Description of the task: Reproduce the data below in full and exclude every picture.
--- Data extract ---
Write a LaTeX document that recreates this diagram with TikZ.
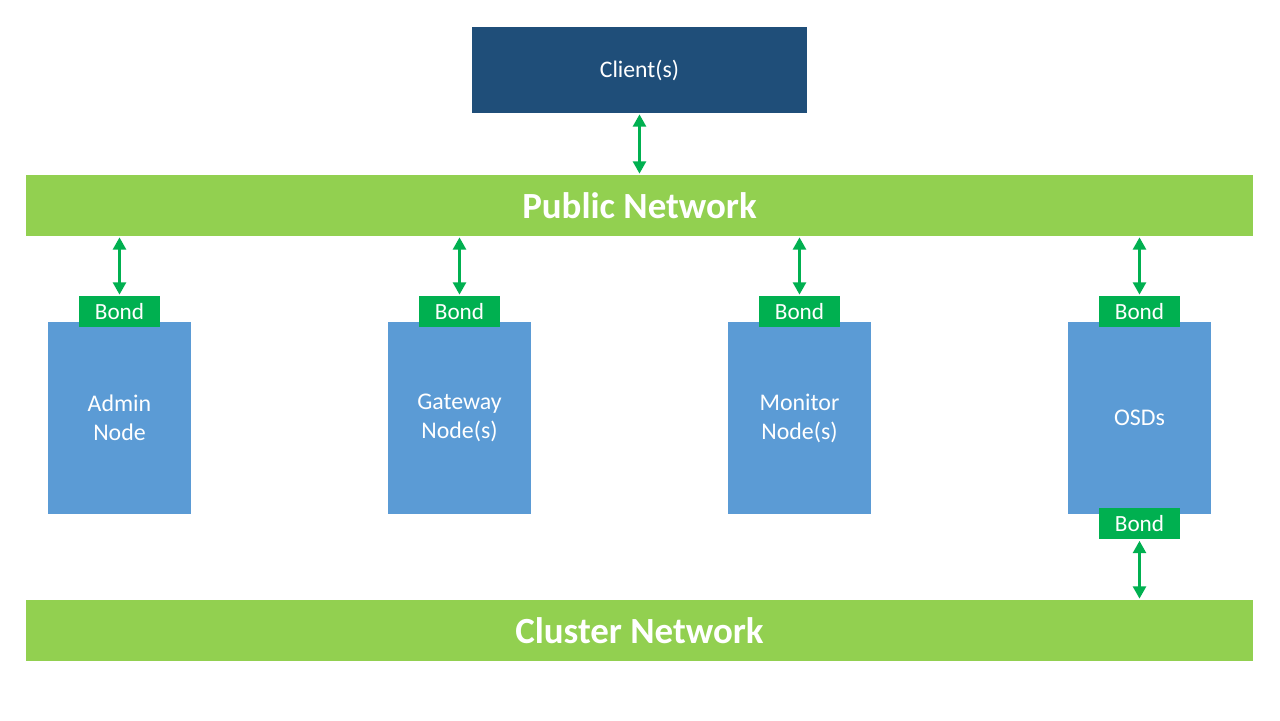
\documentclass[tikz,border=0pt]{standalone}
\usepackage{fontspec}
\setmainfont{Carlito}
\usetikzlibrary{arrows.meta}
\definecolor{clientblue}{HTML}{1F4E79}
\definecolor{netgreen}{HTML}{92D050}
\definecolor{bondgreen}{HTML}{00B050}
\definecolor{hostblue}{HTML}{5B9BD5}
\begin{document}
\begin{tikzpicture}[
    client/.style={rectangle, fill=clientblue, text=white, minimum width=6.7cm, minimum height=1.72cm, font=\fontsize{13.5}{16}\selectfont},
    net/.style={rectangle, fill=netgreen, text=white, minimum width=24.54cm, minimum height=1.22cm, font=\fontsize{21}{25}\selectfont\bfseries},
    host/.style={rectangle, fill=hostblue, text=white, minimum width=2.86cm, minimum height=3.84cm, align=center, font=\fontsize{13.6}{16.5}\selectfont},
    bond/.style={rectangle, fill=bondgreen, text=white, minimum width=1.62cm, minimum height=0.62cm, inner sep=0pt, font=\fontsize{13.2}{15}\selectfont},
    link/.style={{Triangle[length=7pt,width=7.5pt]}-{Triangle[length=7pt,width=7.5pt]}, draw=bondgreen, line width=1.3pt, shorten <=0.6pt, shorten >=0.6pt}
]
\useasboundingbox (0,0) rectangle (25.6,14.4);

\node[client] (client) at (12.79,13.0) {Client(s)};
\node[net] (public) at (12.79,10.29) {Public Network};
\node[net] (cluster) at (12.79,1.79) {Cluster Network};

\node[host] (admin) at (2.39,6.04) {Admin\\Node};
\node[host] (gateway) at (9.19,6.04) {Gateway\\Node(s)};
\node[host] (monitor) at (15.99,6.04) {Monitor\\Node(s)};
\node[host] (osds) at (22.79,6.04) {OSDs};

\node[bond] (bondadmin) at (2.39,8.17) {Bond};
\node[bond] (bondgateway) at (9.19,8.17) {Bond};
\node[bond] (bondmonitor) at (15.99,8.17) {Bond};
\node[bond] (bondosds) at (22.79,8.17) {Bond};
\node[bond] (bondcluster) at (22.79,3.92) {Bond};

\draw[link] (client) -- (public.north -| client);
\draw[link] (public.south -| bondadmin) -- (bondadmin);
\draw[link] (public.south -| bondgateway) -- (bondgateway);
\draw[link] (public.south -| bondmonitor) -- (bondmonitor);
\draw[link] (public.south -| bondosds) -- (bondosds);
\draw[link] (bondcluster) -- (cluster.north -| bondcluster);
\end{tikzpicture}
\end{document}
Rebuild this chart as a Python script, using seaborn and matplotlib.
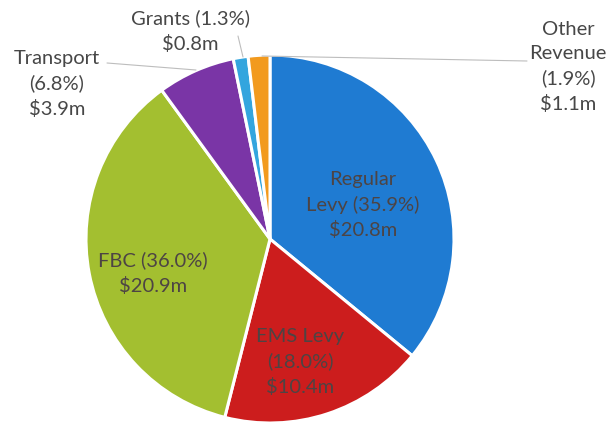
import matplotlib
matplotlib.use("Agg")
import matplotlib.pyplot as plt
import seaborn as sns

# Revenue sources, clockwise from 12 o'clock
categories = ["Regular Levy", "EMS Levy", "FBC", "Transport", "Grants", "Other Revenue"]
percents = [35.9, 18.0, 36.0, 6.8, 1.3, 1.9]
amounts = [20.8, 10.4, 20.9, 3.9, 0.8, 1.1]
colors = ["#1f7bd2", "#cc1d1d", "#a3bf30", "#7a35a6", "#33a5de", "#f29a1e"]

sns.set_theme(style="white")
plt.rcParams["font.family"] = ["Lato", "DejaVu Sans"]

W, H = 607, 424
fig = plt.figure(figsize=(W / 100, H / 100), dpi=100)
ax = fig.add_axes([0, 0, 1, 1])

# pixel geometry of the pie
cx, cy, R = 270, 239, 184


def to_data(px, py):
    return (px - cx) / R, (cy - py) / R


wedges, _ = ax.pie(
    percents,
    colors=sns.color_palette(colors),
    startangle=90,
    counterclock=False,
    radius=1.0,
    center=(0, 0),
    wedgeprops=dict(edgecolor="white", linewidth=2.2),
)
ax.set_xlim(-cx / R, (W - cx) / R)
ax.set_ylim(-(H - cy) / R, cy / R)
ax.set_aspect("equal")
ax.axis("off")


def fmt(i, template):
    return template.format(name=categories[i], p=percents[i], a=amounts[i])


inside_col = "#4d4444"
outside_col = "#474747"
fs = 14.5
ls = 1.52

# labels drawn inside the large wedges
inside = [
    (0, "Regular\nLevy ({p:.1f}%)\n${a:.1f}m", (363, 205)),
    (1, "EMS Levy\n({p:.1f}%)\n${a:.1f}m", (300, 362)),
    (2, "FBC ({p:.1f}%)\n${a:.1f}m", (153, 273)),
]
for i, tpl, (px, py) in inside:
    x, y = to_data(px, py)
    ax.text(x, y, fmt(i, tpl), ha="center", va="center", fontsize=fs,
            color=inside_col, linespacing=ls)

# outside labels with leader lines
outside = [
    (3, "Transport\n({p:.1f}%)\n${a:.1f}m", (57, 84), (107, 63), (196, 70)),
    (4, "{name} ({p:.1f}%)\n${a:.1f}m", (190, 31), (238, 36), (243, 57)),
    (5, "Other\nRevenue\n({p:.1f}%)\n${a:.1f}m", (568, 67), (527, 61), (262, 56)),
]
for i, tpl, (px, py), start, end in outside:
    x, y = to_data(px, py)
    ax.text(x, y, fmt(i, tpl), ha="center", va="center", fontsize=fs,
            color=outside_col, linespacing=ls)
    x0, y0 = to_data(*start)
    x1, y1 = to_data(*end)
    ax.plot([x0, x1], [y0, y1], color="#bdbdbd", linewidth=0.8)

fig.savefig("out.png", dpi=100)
---
Full output:
Write a LaTeX document that recreates this diagram with TikZ.
\documentclass[tikz,border=0pt]{standalone}
\usepackage{fontspec}
\setmainfont{Carlito}
\usetikzlibrary{arrows.meta}
\definecolor{clientblue}{HTML}{1F4E79}
\definecolor{netgreen}{HTML}{92D050}
\definecolor{bondgreen}{HTML}{00B050}
\definecolor{hostblue}{HTML}{5B9BD5}
\begin{document}
\begin{tikzpicture}[
    client/.style={rectangle, fill=clientblue, text=white, minimum width=6.7cm, minimum height=1.72cm, font=\fontsize{13.5}{16}\selectfont},
    net/.style={rectangle, fill=netgreen, text=white, minimum width=24.54cm, minimum height=1.22cm, font=\fontsize{21}{25}\selectfont\bfseries},
    host/.style={rectangle, fill=hostblue, text=white, minimum width=2.86cm, minimum height=3.84cm, align=center, font=\fontsize{13.6}{16.5}\selectfont},
    bond/.style={rectangle, fill=bondgreen, text=white, minimum width=1.62cm, minimum height=0.62cm, inner sep=0pt, font=\fontsize{13.2}{15}\selectfont},
    link/.style={{Triangle[length=7pt,width=7.5pt]}-{Triangle[length=7pt,width=7.5pt]}, draw=bondgreen, line width=1.3pt, shorten <=0.6pt, shorten >=0.6pt}
]
\useasboundingbox (0,0) rectangle (25.6,14.4);

\node[client] (client) at (12.79,13.0) {Client(s)};
\node[net] (public) at (12.79,10.29) {Public Network};
\node[net] (cluster) at (12.79,1.79) {Cluster Network};

\node[host] (admin) at (2.39,6.04) {Admin\\Node};
\node[host] (gateway) at (9.19,6.04) {Gateway\\Node(s)};
\node[host] (monitor) at (15.99,6.04) {Monitor\\Node(s)};
\node[host] (osds) at (22.79,6.04) {OSDs};

\node[bond] (bondadmin) at (2.39,8.17) {Bond};
\node[bond] (bondgateway) at (9.19,8.17) {Bond};
\node[bond] (bondmonitor) at (15.99,8.17) {Bond};
\node[bond] (bondosds) at (22.79,8.17) {Bond};
\node[bond] (bondcluster) at (22.79,3.92) {Bond};

\draw[link] (client) -- (public.north -| client);
\draw[link] (public.south -| bondadmin) -- (bondadmin);
\draw[link] (public.south -| bondgateway) -- (bondgateway);
\draw[link] (public.south -| bondmonitor) -- (bondmonitor);
\draw[link] (public.south -| bondosds) -- (bondosds);
\draw[link] (bondcluster) -- (cluster.north -| bondcluster);
\end{tikzpicture}
\end{document}
Rebuild this chart as a Python script, using seaborn and matplotlib.
import matplotlib
matplotlib.use("Agg")
import matplotlib.pyplot as plt
import seaborn as sns

# Revenue sources, clockwise from 12 o'clock
categories = ["Regular Levy", "EMS Levy", "FBC", "Transport", "Grants", "Other Revenue"]
percents = [35.9, 18.0, 36.0, 6.8, 1.3, 1.9]
amounts = [20.8, 10.4, 20.9, 3.9, 0.8, 1.1]
colors = ["#1f7bd2", "#cc1d1d", "#a3bf30", "#7a35a6", "#33a5de", "#f29a1e"]

sns.set_theme(style="white")
plt.rcParams["font.family"] = ["Lato", "DejaVu Sans"]

W, H = 607, 424
fig = plt.figure(figsize=(W / 100, H / 100), dpi=100)
ax = fig.add_axes([0, 0, 1, 1])

# pixel geometry of the pie
cx, cy, R = 270, 239, 184


def to_data(px, py):
    return (px - cx) / R, (cy - py) / R


wedges, _ = ax.pie(
    percents,
    colors=sns.color_palette(colors),
    startangle=90,
    counterclock=False,
    radius=1.0,
    center=(0, 0),
    wedgeprops=dict(edgecolor="white", linewidth=2.2),
)
ax.set_xlim(-cx / R, (W - cx) / R)
ax.set_ylim(-(H - cy) / R, cy / R)
ax.set_aspect("equal")
ax.axis("off")


def fmt(i, template):
    return template.format(name=categories[i], p=percents[i], a=amounts[i])


inside_col = "#4d4444"
outside_col = "#474747"
fs = 14.5
ls = 1.52

# labels drawn inside the large wedges
inside = [
    (0, "Regular\nLevy ({p:.1f}%)\n${a:.1f}m", (363, 205)),
    (1, "EMS Levy\n({p:.1f}%)\n${a:.1f}m", (300, 362)),
    (2, "FBC ({p:.1f}%)\n${a:.1f}m", (153, 273)),
]
for i, tpl, (px, py) in inside:
    x, y = to_data(px, py)
    ax.text(x, y, fmt(i, tpl), ha="center", va="center", fontsize=fs,
            color=inside_col, linespacing=ls)

# outside labels with leader lines
outside = [
    (3, "Transport\n({p:.1f}%)\n${a:.1f}m", (57, 84), (107, 63), (196, 70)),
    (4, "{name} ({p:.1f}%)\n${a:.1f}m", (190, 31), (238, 36), (243, 57)),
    (5, "Other\nRevenue\n({p:.1f}%)\n${a:.1f}m", (568, 67), (527, 61), (262, 56)),
]
for i, tpl, (px, py), start, end in outside:
    x, y = to_data(px, py)
    ax.text(x, y, fmt(i, tpl), ha="center", va="center", fontsize=fs,
            color=outside_col, linespacing=ls)
    x0, y0 = to_data(*start)
    x1, y1 = to_data(*end)
    ax.plot([x0, x1], [y0, y1], color="#bdbdbd", linewidth=0.8)

fig.savefig("out.png", dpi=100)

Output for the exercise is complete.